====== Source excerpt ======

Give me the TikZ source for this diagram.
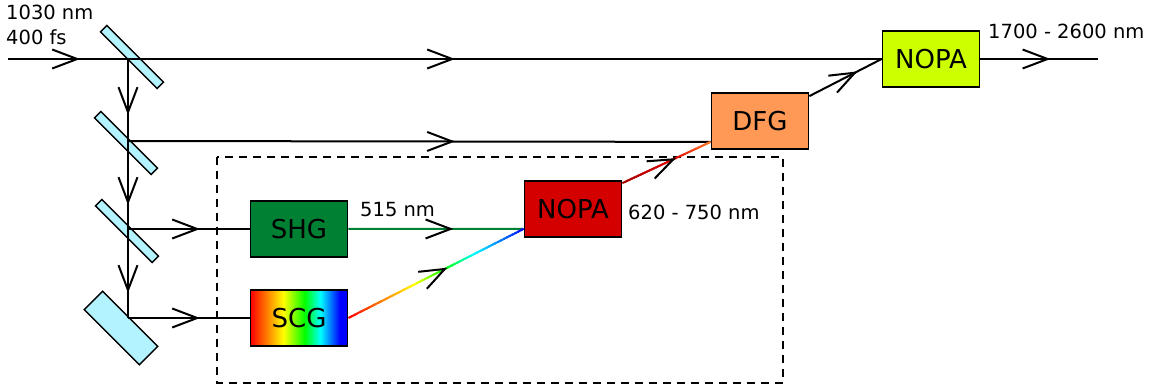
\documentclass[tikz,border=0pt]{standalone}
\usepackage{fontspec}
\setmainfont{DejaVu Sans}
\usetikzlibrary{arrows.meta,decorations.markings,calc}

\definecolor{mirrorblue}{HTML}{B3F2FF}
\definecolor{shggreen}{HTML}{008033}
\definecolor{nopared}{HTML}{D40000}
\definecolor{dfgorange}{HTML}{FF9955}
\definecolor{nopalime}{HTML}{CCFF00}
\definecolor{darkred}{HTML}{AA0000}
\definecolor{midred}{HTML}{E00000}
\definecolor{idlerorange}{HTML}{FF7F2A}

\pgfdeclarehorizontalshading{spectrum}{100bp}{color(0bp)=(red); color(25bp)=(red);
  color(42bp)=(yellow); color(53bp)=(green); color(61bp)=(cyan); color(71bp)=(blue);
  color(100bp)=(blue)}

\tikzset{
  barb/.tip={Straight Barb[length=25pt,width=19pt]},
  beam/.style={line width=2pt},
  arrowat/.style={postaction={decorate,decoration={markings,
      mark=at position #1 with {\arrow[black]{barb}}}}},
  mirror/.style={draw, line width=1.5pt, fill=mirrorblue, rotate=-45,
    minimum width=80pt, minimum height=9pt, inner sep=0pt},
  box/.style={draw, line width=1.8pt, minimum width=97pt, minimum height=56pt,
    inner sep=0pt, font=\fontsize{26}{30}\selectfont},
  label/.style={anchor=base west, inner sep=0pt, font=\fontsize{19.5}{23}\selectfont},
}

\begin{document}
\begin{tikzpicture}[x=1pt, y=-1pt]
  \useasboundingbox (0,0) rectangle (1156,387);

  % OPA stage in the dashed frame
  \draw[line width=1.5pt, dash pattern=on 8pt off 6pt] (217,157) rectangle (783,383);

  % Beam splitters
  \node[mirror] (m1) at (132,57) {};
  \node[mirror] (m2) at (126,143) {};
  \node[mirror] (m3) at (127,231) {};
  \node[mirror, minimum width=78pt, minimum height=26pt] (m4) at (121,328) {};

  % Define the points
  \coordinate (src) at (8,59);
  \coordinate (h1) at (128,59);
  \coordinate (h2) at (128,141);
  \coordinate (h3) at (128,229);
  \coordinate (h4) at (128,318);
  \coordinate (out) at (1098,59);

  % Boxes
  \node[box, fill=shggreen] (shg) at (299,229) {SHG};
  \node[box, shade, shading=spectrum] (scg) at (299,318) {SCG};
  \node[box, fill=nopared] (nopaA) at (573,209) {NOPA};
  \node[box, fill=dfgorange] (dfg) at (760,121) {DFG};
  \node[box, fill=nopalime] (nopaB) at (931,59) {NOPA};

  \coordinate (join) at ([yshift=9pt]nopaA.south west);
  \coordinate (dfgin) at ([yshift=8pt]dfg.south west);
  \coordinate (idler) at ([yshift=-3pt]nopaA.north east);
  \coordinate (dfgout) at ([yshift=-4pt]dfg.north east);

  % Draw the fundamental beams
  \draw[beam, arrowat=72pt, arrowat=447pt] (src) -- (nopaB.west);
  \draw[beam, arrowat=56pt, arrowat=146pt, arrowat=234pt] (h1) -- (h4);
  \draw[beam, arrowat=327pt] (h2) -- (dfgin);
  \draw[beam, arrowat=72pt] (h3) -- (shg.west);
  \draw[beam, arrowat=72pt] (h4) -- (scg.west);

  % Pump and seed into the NOPA
  \draw[beam, shggreen, arrowat=105pt] (shg.east) -- (join);
  \foreach \i in {0,...,59} {
    \pgfmathsetmacro\s{\i/60}
    \pgfmathsetmacro\e{min(1,(\i+1.5)/60)}
    \pgfmathsetmacro\h{\s<0.37 ? \s/0.37*60 : (\s<0.54 ? 60+(\s-0.37)/0.17*60 :
      (\s<0.71 ? 120+(\s-0.54)/0.17*60 : 180+(\s-0.71)/0.29*60))}
    \definecolor{seg}{Hsb}{\h,1,1}
    \draw[beam, seg] ($(scg.east)!\s!(join)$) -- ($(scg.east)!\e!(join)$);
  }
  \path[beam, arrowat=111pt] (scg.east) -- (join);

  % Signal to the DFG
  \foreach \i in {0,...,39} {
    \pgfmathsetmacro\s{\i/40}
    \pgfmathsetmacro\e{min(1,(\i+1.5)/40)}
    \ifdim\s pt<0.55pt
      \pgfmathsetmacro\p{100*\s/0.55}
      \colorlet{seg}{midred!\p!darkred}
    \else
      \pgfmathsetmacro\p{100*(\s-0.55)/0.45}
      \colorlet{seg}{idlerorange!\p!midred}
    \fi
    \draw[beam, seg] ($(idler)!\s!(dfgin)$) -- ($(idler)!\e!(dfgin)$);
  }
  \path[beam, arrowat=59pt] (idler) -- (dfgin);

  % DFG output and final stage
  \draw[beam, arrowat=54pt] (dfgout) -- (nopaB.west);
  \draw[beam, arrowat=70pt] (nopaB.east) -- (out);

  % Label the beams
  \node[label] at (6,20) {1030 nm};
  \node[label] at (6,45) {400 fs};
  \node[label] at (360,217) {515 nm};
  \node[label] at (628,220) {620 - 750 nm};
  \node[label] at (988,39) {1700 - 2600 nm};
\end{tikzpicture}
\end{document}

======

Set problem:
Every line above should be repeated exactly; pictures stay out of the copy.

Solution to the exercise:
Give me the TikZ source for this diagram.
\documentclass[tikz,border=0pt]{standalone}
\usepackage{fontspec}
\setmainfont{DejaVu Sans}
\usetikzlibrary{arrows.meta,decorations.markings,calc}

\definecolor{mirrorblue}{HTML}{B3F2FF}
\definecolor{shggreen}{HTML}{008033}
\definecolor{nopared}{HTML}{D40000}
\definecolor{dfgorange}{HTML}{FF9955}
\definecolor{nopalime}{HTML}{CCFF00}
\definecolor{darkred}{HTML}{AA0000}
\definecolor{midred}{HTML}{E00000}
\definecolor{idlerorange}{HTML}{FF7F2A}

\pgfdeclarehorizontalshading{spectrum}{100bp}{color(0bp)=(red); color(25bp)=(red);
  color(42bp)=(yellow); color(53bp)=(green); color(61bp)=(cyan); color(71bp)=(blue);
  color(100bp)=(blue)}

\tikzset{
  barb/.tip={Straight Barb[length=25pt,width=19pt]},
  beam/.style={line width=2pt},
  arrowat/.style={postaction={decorate,decoration={markings,
      mark=at position #1 with {\arrow[black]{barb}}}}},
  mirror/.style={draw, line width=1.5pt, fill=mirrorblue, rotate=-45,
    minimum width=80pt, minimum height=9pt, inner sep=0pt},
  box/.style={draw, line width=1.8pt, minimum width=97pt, minimum height=56pt,
    inner sep=0pt, font=\fontsize{26}{30}\selectfont},
  label/.style={anchor=base west, inner sep=0pt, font=\fontsize{19.5}{23}\selectfont},
}

\begin{document}
\begin{tikzpicture}[x=1pt, y=-1pt]
  \useasboundingbox (0,0) rectangle (1156,387);

  % OPA stage in the dashed frame
  \draw[line width=1.5pt, dash pattern=on 8pt off 6pt] (217,157) rectangle (783,383);

  % Beam splitters
  \node[mirror] (m1) at (132,57) {};
  \node[mirror] (m2) at (126,143) {};
  \node[mirror] (m3) at (127,231) {};
  \node[mirror, minimum width=78pt, minimum height=26pt] (m4) at (121,328) {};

  % Define the points
  \coordinate (src) at (8,59);
  \coordinate (h1) at (128,59);
  \coordinate (h2) at (128,141);
  \coordinate (h3) at (128,229);
  \coordinate (h4) at (128,318);
  \coordinate (out) at (1098,59);

  % Boxes
  \node[box, fill=shggreen] (shg) at (299,229) {SHG};
  \node[box, shade, shading=spectrum] (scg) at (299,318) {SCG};
  \node[box, fill=nopared] (nopaA) at (573,209) {NOPA};
  \node[box, fill=dfgorange] (dfg) at (760,121) {DFG};
  \node[box, fill=nopalime] (nopaB) at (931,59) {NOPA};

  \coordinate (join) at ([yshift=9pt]nopaA.south west);
  \coordinate (dfgin) at ([yshift=8pt]dfg.south west);
  \coordinate (idler) at ([yshift=-3pt]nopaA.north east);
  \coordinate (dfgout) at ([yshift=-4pt]dfg.north east);

  % Draw the fundamental beams
  \draw[beam, arrowat=72pt, arrowat=447pt] (src) -- (nopaB.west);
  \draw[beam, arrowat=56pt, arrowat=146pt, arrowat=234pt] (h1) -- (h4);
  \draw[beam, arrowat=327pt] (h2) -- (dfgin);
  \draw[beam, arrowat=72pt] (h3) -- (shg.west);
  \draw[beam, arrowat=72pt] (h4) -- (scg.west);

  % Pump and seed into the NOPA
  \draw[beam, shggreen, arrowat=105pt] (shg.east) -- (join);
  \foreach \i in {0,...,59} {
    \pgfmathsetmacro\s{\i/60}
    \pgfmathsetmacro\e{min(1,(\i+1.5)/60)}
    \pgfmathsetmacro\h{\s<0.37 ? \s/0.37*60 : (\s<0.54 ? 60+(\s-0.37)/0.17*60 :
      (\s<0.71 ? 120+(\s-0.54)/0.17*60 : 180+(\s-0.71)/0.29*60))}
    \definecolor{seg}{Hsb}{\h,1,1}
    \draw[beam, seg] ($(scg.east)!\s!(join)$) -- ($(scg.east)!\e!(join)$);
  }
  \path[beam, arrowat=111pt] (scg.east) -- (join);

  % Signal to the DFG
  \foreach \i in {0,...,39} {
    \pgfmathsetmacro\s{\i/40}
    \pgfmathsetmacro\e{min(1,(\i+1.5)/40)}
    \ifdim\s pt<0.55pt
      \pgfmathsetmacro\p{100*\s/0.55}
      \colorlet{seg}{midred!\p!darkred}
    \else
      \pgfmathsetmacro\p{100*(\s-0.55)/0.45}
      \colorlet{seg}{idlerorange!\p!midred}
    \fi
    \draw[beam, seg] ($(idler)!\s!(dfgin)$) -- ($(idler)!\e!(dfgin)$);
  }
  \path[beam, arrowat=59pt] (idler) -- (dfgin);

  % DFG output and final stage
  \draw[beam, arrowat=54pt] (dfgout) -- (nopaB.west);
  \draw[beam, arrowat=70pt] (nopaB.east) -- (out);

  % Label the beams
  \node[label] at (6,20) {1030 nm};
  \node[label] at (6,45) {400 fs};
  \node[label] at (360,217) {515 nm};
  \node[label] at (628,220) {620 - 750 nm};
  \node[label] at (988,39) {1700 - 2600 nm};
\end{tikzpicture}
\end{document}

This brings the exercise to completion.